So what happened now? By the time we got in the car to head down the M1 on Friday lunchtime for the afternoon session, there was still no confirmation about whether we’d be allowed in. In fact, it was only when we arrived at the Crucible that we received confirmation we could queue up at a safe distance from one another and head inside to watch Ding Junhui versus Mark King.

By this point Hearn had upgraded his golden ticket claim, saying that we fortunate punters now owned “ultimate golden tickets”. Heartened our journey wasn’t a waste of time, we headed for our socially-distanced spots outside the Crucible to queue up. It was sensible, well-organised: just slightly draining in the blazing Sheffield sunshine.

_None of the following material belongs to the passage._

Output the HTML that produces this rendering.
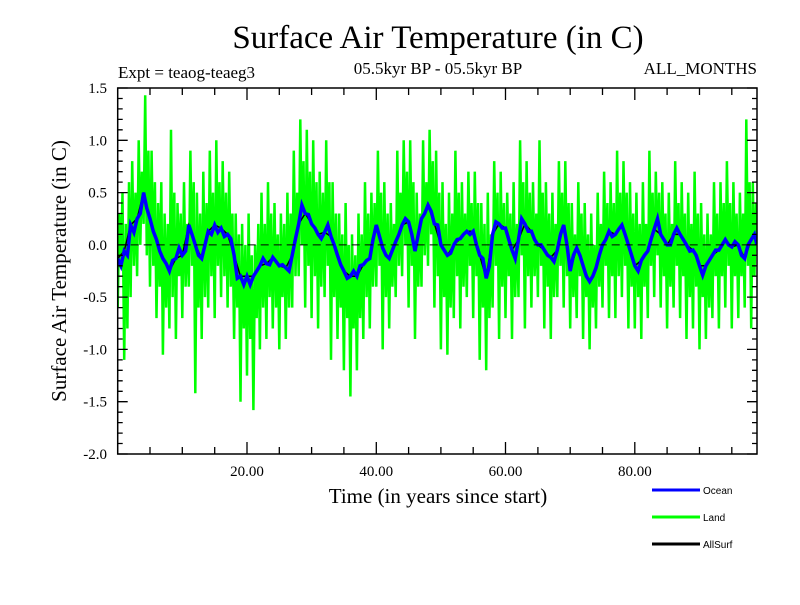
<!DOCTYPE html>
<html><head><meta charset="utf-8"><style>
body{margin:0;background:#fff;}
svg text{font-family:"Liberation Serif",serif;}
</style></head><body>
<svg id="chart" width="800" height="600" xmlns="http://www.w3.org/2000/svg">
<rect width="800" height="600" fill="#fff"/>
<text x="438" y="48" font-size="33" text-anchor="middle">Surface Air Temperature (in C)</text>
<text x="118" y="78" font-size="17">Expt = teaog-teaeg3</text>
<text x="438" y="74" font-size="17" text-anchor="middle">05.5kyr BP - 05.5kyr BP</text>
<text x="757" y="74" font-size="17" text-anchor="end">ALL_MONTHS</text>
<text transform="translate(66,271) rotate(-90)" font-size="21" text-anchor="middle">Surface Air Temperature (in C)</text>
<text x="438" y="503" font-size="21" text-anchor="middle">Time (in years since start)</text>
<g id="plot"></g>
<g id="legend">
<line x1="652" y1="490" x2="700" y2="490" stroke="#0000ff" stroke-width="3"/>
<text x="703" y="494" font-size="10" style="font-family:'Liberation Sans',sans-serif">Ocean</text>
<line x1="652" y1="517" x2="700" y2="517" stroke="#00ff00" stroke-width="3"/>
<text x="703" y="521" font-size="10" style="font-family:'Liberation Sans',sans-serif">Land</text>
<line x1="652" y1="544" x2="700" y2="544" stroke="#000" stroke-width="3"/>
<text x="703" y="548" font-size="10" style="font-family:'Liberation Sans',sans-serif">AllSurf</text>
</g>
</svg>
<script>
const ocean = [-0.13,-0.2,-0.06,-0.1,0.19,0.12,0.25,0.3,0.5,0.35,0.25,0.13,0.05,-0.06,-0.13,-0.18,-0.25,-0.15,-0.13,-0.03,-0.1,-0.06,0.19,0.1,0.0,-0.1,-0.13,0.0,0.13,0.1,0.19,0.12,0.16,0.08,0.1,0.06,-0.1,-0.32,-0.3,-0.38,-0.3,-0.38,-0.3,-0.25,-0.2,-0.13,-0.18,-0.19,-0.12,-0.16,-0.2,-0.19,-0.22,-0.25,-0.1,0.06,0.2,0.38,0.3,0.29,0.2,0.16,0.1,0.06,0.12,0.19,0.08,0.0,-0.1,-0.19,-0.25,-0.32,-0.3,-0.25,-0.3,-0.2,-0.19,-0.15,-0.13,0.05,0.19,0.08,-0.03,-0.1,-0.13,-0.05,0.03,0.1,0.19,0.25,0.22,0.1,-0.06,0.1,0.25,0.3,0.38,0.32,0.2,0.19,0.0,-0.05,-0.1,-0.08,0.0,0.05,0.06,0.1,0.13,0.1,0.13,0.0,-0.1,-0.13,-0.32,-0.2,0.1,0.22,0.2,0.16,0.16,0.05,-0.05,-0.13,0.05,0.25,0.2,0.13,0.13,0.05,0.0,0.0,-0.05,-0.1,-0.12,-0.16,-0.05,0.1,0.19,0.0,-0.25,-0.1,-0.03,-0.1,-0.2,-0.3,-0.35,-0.3,-0.22,-0.1,0.0,0.05,0.13,0.08,0.1,0.15,0.19,0.1,0.0,-0.1,-0.2,-0.25,-0.15,-0.1,-0.06,0.05,0.15,0.25,0.1,0.05,0.0,0.0,0.1,0.16,0.1,0.05,0.0,-0.06,-0.05,-0.1,-0.2,-0.29,-0.2,-0.15,-0.1,-0.05,-0.05,0.0,0.05,0.0,-0.02,0.03,0.0,-0.1,-0.13,0.0,0.05,0.1,0.0];
const land = [
-0.6,0.3,-0.2,0.5, -1.1,0.2,-0.8,0.6, -0.5,0.8,-0.2,0.5, -0.3,1.0,0.0,0.7, 0.2,1.43,-0.1,0.9,
-0.4,0.9,-0.2,0.6, -0.7,0.4,-0.4,0.6, -1.05,0.3,-0.6,0.2, -0.8,1.1,-0.5,0.5, -0.9,0.4,-0.3,0.3,
-0.7,0.6,-0.4,0.2, -0.4,0.9,-0.2,0.6, -1.42,0.5,-0.6,0.3, -0.9,0.7,-0.5,0.4, -0.6,0.9,-0.3,0.5,
-0.7,1.0,-0.2,0.6, -0.5,0.8,-0.3,0.5, -0.6,0.7,-0.4,0.3, -0.9,0.3,-0.6,0.1, -1.5,0.2,-0.8,0.0,
-1.25,0.3,-0.9,-0.1, -1.58,0.0,-0.7,0.2, -1.0,0.5,-0.6,0.2, -0.9,0.6,-0.5,0.3, -0.8,0.4,-0.6,0.1,
-1.0,0.3,-0.5,0.2, -0.9,0.5,-0.6,0.3, -0.6,0.9,-0.3,0.5, -0.3,1.2,0.0,0.8, -0.6,1.1,-0.2,0.7,
-0.7,1.0,-0.3,0.6, -0.8,0.7,-0.4,0.5, -0.5,1.0,-0.2,0.6, -1.1,0.6,-0.5,0.3, -0.9,0.3,-0.6,0.1,
-1.2,0.4,-0.7,0.0, -1.45,0.1,-0.8,-0.1, -1.2,0.3,-0.7,0.1, -0.9,0.6,-0.5,0.3, -0.8,0.5,-0.4,0.4,
-0.4,0.9,-0.2,0.5, -1.0,0.6,-0.5,0.3, -0.8,0.4,-0.4,0.2, -0.5,0.9,-0.2,0.5, -0.3,1.0,0.0,0.7,
-0.6,1.0,-0.2,0.6, -0.9,0.5,-0.4,0.3, -0.4,1.0,-0.1,0.6, -0.2,1.1,0.1,0.8, -0.6,0.9,-0.3,0.5,
-1.0,0.6,-0.5,0.2, -1.05,0.5,-0.6,0.3, -0.7,0.9,-0.3,0.5, -0.8,0.6,-0.4,0.3, -0.5,0.7,-0.2,0.4,
-0.7,0.7,-0.3,0.4, -1.1,0.4,-0.6,0.2, -1.2,0.5,-0.7,0.1, -0.6,0.8,-0.2,0.5, -0.9,0.7,-0.4,0.4,
-0.7,0.5,-0.3,0.3, -0.9,0.6,-0.5,0.2, -0.5,1.0,-0.1,0.6, -0.8,0.8,-0.3,0.5, -0.6,0.6,-0.3,0.3,
-0.5,1.0,-0.2,0.5, -0.8,0.6,-0.4,0.3, -0.9,0.5,-0.5,0.2, -0.5,0.8,-0.2,0.5, -0.6,0.8,-0.3,0.4,
-0.8,0.4,-0.5,0.1, -0.7,0.6,-0.3,0.3, -0.9,0.4,-0.5,0.1, -1.0,0.3,-0.6,0.0, -0.8,0.5,-0.4,0.2,
-0.6,0.7,-0.2,0.4, -0.7,0.6,-0.3,0.4, -0.7,0.9,-0.3,0.5, -0.5,0.8,-0.2,0.5, -0.8,0.6,-0.4,0.3,
-0.8,0.5,-0.5,0.2, -0.9,0.6,-0.4,0.2, -0.7,0.9,-0.2,0.5, -0.5,0.7,-0.1,0.5, -0.6,0.6,-0.3,0.3,
-0.8,0.5,-0.4,0.2, -0.6,0.8,-0.2,0.4, -0.7,0.6,-0.3,0.3, -0.9,0.5,-0.5,0.2, -0.8,0.7,-0.4,0.3,
-1.0,0.4,-0.5,0.1, -0.9,0.3,-0.6,0.1, -0.7,0.6,-0.3,0.3, -0.8,0.6,-0.3,0.4, -0.6,0.8,-0.2,0.4,
-0.8,0.6,-0.3,0.3, -0.7,0.5,-0.3,0.3, -0.6,1.2,-0.2,0.6, -0.8,0.6,-0.3,0.4];
const allsurf = [-0.13,-0.06,0.19,0.25,0.5,0.25,0.05,-0.13,-0.25,-0.13,-0.1,0.19,0.0,-0.13,0.13,0.19,0.16,0.1,-0.1,-0.3,-0.3,-0.3,-0.2,-0.18,-0.12,-0.2,-0.22,-0.1,0.2,0.3,0.2,0.1,0.12,0.08,-0.1,-0.25,-0.3,-0.3,-0.19,-0.13,0.19,-0.03,-0.13,0.03,0.19,0.22,-0.06,0.25,0.38,0.2,0.0,-0.1,0.0,0.06,0.13,0.13,-0.1,-0.32,0.1,0.2,0.16,-0.05,0.05,0.2,0.13,0.0,-0.05,-0.12,-0.05,0.19,-0.25,-0.03,-0.2,-0.35,-0.22,0.0,0.13,0.1,0.19,0.0,-0.2,-0.15,-0.06,0.15,0.1,0.0,0.1,0.1,0.0,-0.05,-0.2,-0.2,-0.1,-0.05,0.05,-0.02,0.0,-0.13,0.05];
const yTickLabels = ["1.5","1.0","0.5","0.0","-0.5","-1.0","-1.5","-2.0"];
const yTickValues = [1.5,1.0,0.5,0.0,-0.5,-1.0,-1.5,-2.0];
const xTickLabels = ["20.00","40.00","60.00","80.00"];
const xTickValues = [20,40,60,80];

const X0=117.7, X1=757, XMAX=98.9, Y0=88, Y1=454, YMAX=1.5, YMIN=-2.0;
function xs(t){return X0+(t/XMAX)*(X1-X0);}
function ys(v){return Y0+(YMAX-v)/(YMAX-YMIN)*(Y1-Y0);}
const NS="http://www.w3.org/2000/svg";
const plot=document.getElementById('plot');
function mk(tag,attrs){const e=document.createElementNS(NS,tag);for(const k in attrs)e.setAttribute(k,attrs[k]);return e;}

const clip=mk('clipPath',{id:'pc'});clip.appendChild(mk('rect',{x:117,y:88,width:640,height:366}));plot.appendChild(clip);
function series(arr,step,color,w,name){
  const pts=arr.map((v,i)=>xs(Math.min(i*step,XMAX)).toFixed(1)+','+ys(v).toFixed(1)).join(' ');
  const p=mk('polyline',{points:pts,fill:'none',stroke:color,'stroke-width':w,'stroke-linejoin':'miter','clip-path':'url(#pc)'});
  
  
  plot.appendChild(p);
}
series(land,0.25,'#00ff00',2.5,'land-series');
series(allsurf,1,'#000000',1.5,'allsurf-series');
series(ocean,0.5,'#0000ff',3.5,'ocean-series');

const zl=mk('line',{x1:X0,x2:X1,y1:ys(0),y2:ys(0),stroke:'#000','stroke-width':1,'stroke-dasharray':'8,5'});


plot.appendChild(zl);

const frame=mk('rect',{x:X0,y:Y0,width:X1-X0,height:Y1-Y0,fill:'none',stroke:'#000','stroke-width':1.5});


plot.appendChild(frame);

let tk='';
for(let i=0;i<=35;i++){const v=YMIN+i*0.1;const y=ys(v);const L=(i%5===0)?10:5;
  tk+=`M${X0},${y.toFixed(1)}h${L}M${X1},${y.toFixed(1)}h${-L}`;}
for(let t=5;t<XMAX;t+=5){const x=xs(t);const L=(t%20===0)?12:7;
  tk+=`M${x.toFixed(1)},${Y0}v${L}M${x.toFixed(1)},${Y1}v${-L}`;}
const ticks=mk('path',{d:tk,stroke:'#000','stroke-width':1.3,fill:'none'});


plot.appendChild(ticks);

yTickLabels.forEach((lab,i)=>{
  const t=mk('text',{x:107,y:ys(yTickValues[i])+5,'font-size':15,'text-anchor':'end'});
  t.textContent=lab;
  
  
  plot.appendChild(t);
});
xTickLabels.forEach((lab,i)=>{
  const t=mk('text',{x:xs(xTickValues[i]),y:476,'font-size':15,'text-anchor':'middle'});
  t.textContent=lab;
  
  
  plot.appendChild(t);
});
</script>
</body></html>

“It’s a quiz question of the future – where were you on the only day fans were allowed into the Crucible for this year’s world championship?” MC Rob Walker asked those queuing up, trying to keep us entertained as we waited to go inside at painstakingly-slow pace. This was the first grim reality of attending sport for the immediate future I became aware of: everything understandably takes more time.

There was no testing, no temperature checks, but test and trace forms were at least filled out as we waited to enter the arena in dribs and drabs of four or five people at a time. After the inevitable round of sanitisation at the door, it was straight to our seats; no milling around in the corridors, no trip to the kiosk for a snack. Nothing.

It certainly felt somewhat regimented and, dare I say it, even a fairly sterile experience. But it was understandable too; these were unique circumstances for World Snooker to contend with, and the process of queue-to-seat was certainly straightforward enough.

The seating also seemed well-planned too; there were no seats for spectators within five or six of ours, which at least made you feel relaxed despite the chaos in the real world.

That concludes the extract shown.